In the spirit of this, I propose the following: I will make it easy for you. Give me your terrible music, and I will give you the best that I can muster. Like Coldplay’s X&Y? Rob Thomas? O.A.R.? Black Eyed Peas? Jack Johnson? John Mayer? My Chemical Romance? Matisyahu? Bubba Sparxxx? The Killers? Don’t waste your time with this trash. Come to the Guardian office (second floor, Student Center, above the General Store), throw out your trash (or don’t), and pick up something better. On my dollar. Seriously.

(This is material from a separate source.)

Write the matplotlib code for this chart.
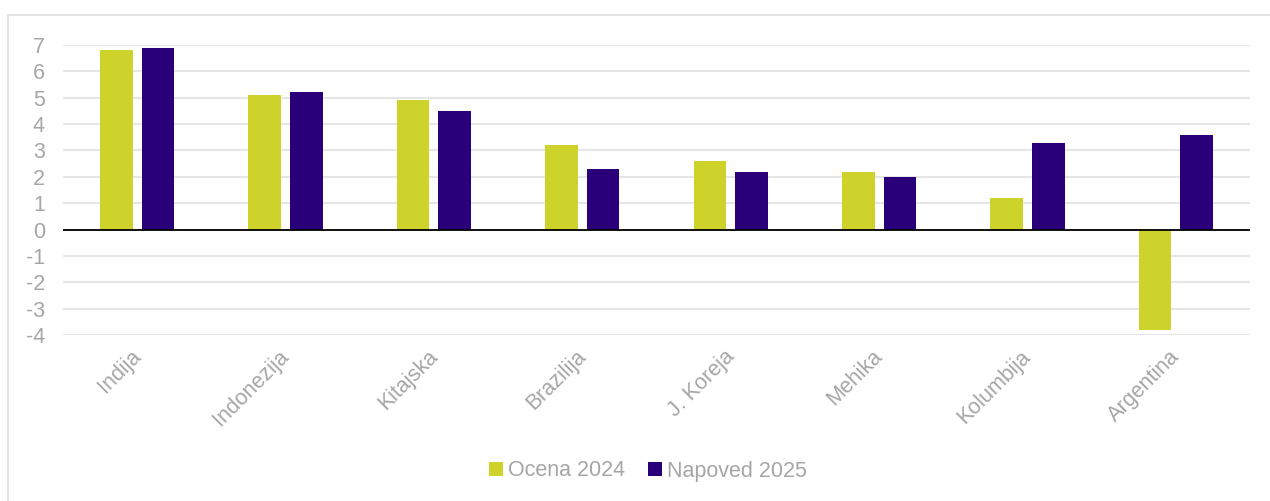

Soon, you can be listening to some undeniably amazing albums: the Stooges’ Raw Power, A Tribe Called Quest’s Low End Theory, Elvis Costello’s This Year’s Model, the Clash’s London Calling, Nick Drake’s Pink Moon, the Pixies’ Doolittle, the Smiths’ Hatful of Hollow, Lee Perry and the Upsetters’ Super Ape, Wu-Tang Clan’s Enter the 36 Chambers, Funkadelic’s Maggot Brain, Max Romeo’s War Ina Babylon, Neil Young’s Tonight’s the Night, Black Star, Portishead’s Dummy, Eric B. and Rakim’s Follow the Leader, Pulp’s Different Class, the soundtrack to “The Harder They Come,” Van Morrison’s Astral Weeks and, of course, The Velvet Underground and Nico. I’ve done the work for you. All you need to do now is listen.